─── Data supplied

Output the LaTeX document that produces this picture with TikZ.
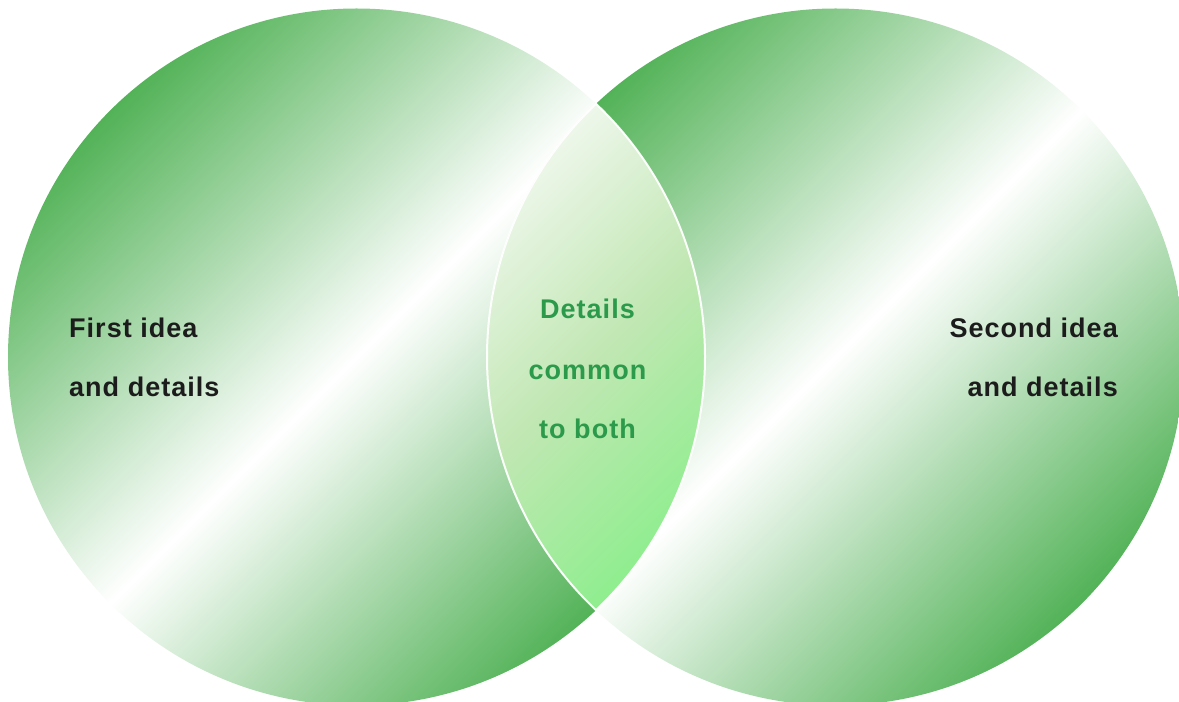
\documentclass[tikz,border=0pt]{standalone}
\usepackage{fontspec}
\setmainfont{Liberation Sans}
\newfontfamily\lblfont{Liberation Sans}[LetterSpace=3.8]
\usetikzlibrary{calc}
\definecolor{vgreen}{HTML}{52B257}
\definecolor{lensA}{HTML}{EEF7EB}
\definecolor{lensB}{HTML}{C1E7B3}
\definecolor{lensC}{HTML}{8EEE8E}
\definecolor{txtdark}{HTML}{1C1C1C}
\definecolor{txtgreen}{HTML}{2B9A4A}
\begin{document}
\begin{tikzpicture}[x=1pt,y=1pt,
  lbl/.style={font=\lblfont\bfseries\fontsize{27}{27}\selectfont, text=txtdark, inner sep=0pt},
  lenslbl/.style={lbl, text=txtgreen},
  bigshade/.style={left color=vgreen, right color=vgreen, middle color=white}]
\fill[white] (0,0) rectangle (1179,702);
\useasboundingbox (0,0) rectangle (1179,702);
\coordinate (L) at (356.5,345);
\coordinate (R) at (835.5,345);
\coordinate (C) at (596,345);
% left circle
\begin{scope}
  \clip (L) circle[radius=348.5pt];
  \shade[bigshade, transform canvas={rotate around={-45:(L)}}]
    ($(L)+(-349.5,-355)$) rectangle ($(L)+(349.5,355)$);
\end{scope}
% right circle
\begin{scope}
  \clip (R) circle[radius=348.5pt];
  \shade[bigshade, transform canvas={rotate around={-45:(R)}}]
    ($(R)+(-349.5,-355)$) rectangle ($(R)+(349.5,355)$);
\end{scope}
% lens
\begin{scope}
  \clip (596,598.16) arc[start angle=133.41, end angle=226.59, radius=348.5pt]
        arc[start angle=-46.59, end angle=46.59, radius=348.5pt] -- cycle;
  \shade[left color=lensA, right color=lensC, middle color=lensB,
         transform canvas={rotate around={-45:(C)}}]
    ($(C)+(-182,-190)$) rectangle ($(C)+(182,190)$);
\end{scope}
\draw[white, line width=2pt, opacity=0.95]
  (596,598.16) arc[start angle=133.41, end angle=226.59, radius=348.5pt]
  arc[start angle=-46.59, end angle=46.59, radius=348.5pt] -- cycle;
% labels
\node[lbl, anchor=base west] (first1) at (69,364) {First idea};
\node[lbl, anchor=base west] (first2) at (69,305) {and details};
\node[lbl, anchor=base east] (second1) at (1118,364) {Second idea};
\node[lbl, anchor=base east] (second2) at (1118,305) {and details};
\node[lenslbl, anchor=base] (common1) at (587.5,383) {Details};
\node[lenslbl, anchor=base] (common2) at (587.5,322) {common};
\node[lenslbl, anchor=base] (common3) at (587.5,263) {to both};
\end{tikzpicture}
\end{document}
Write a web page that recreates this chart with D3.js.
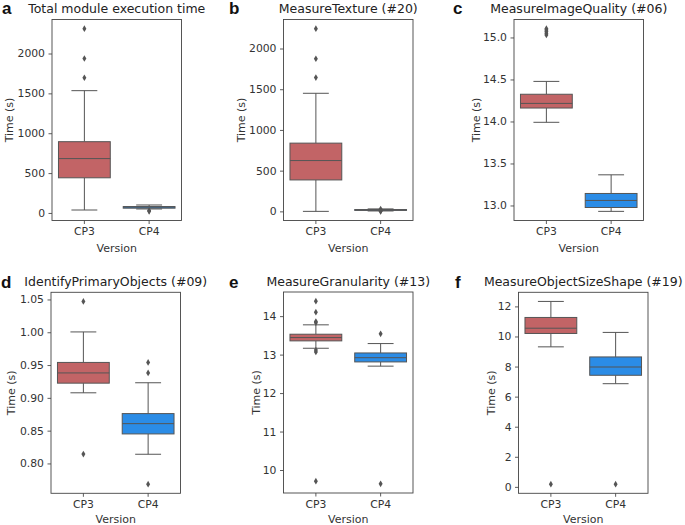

──────

_Job:_ Where a line holds "with", copy that line.

_Output below:_
Output the LaTeX document that produces this picture with TikZ.
Write a web page that recreates this chart with D3.js.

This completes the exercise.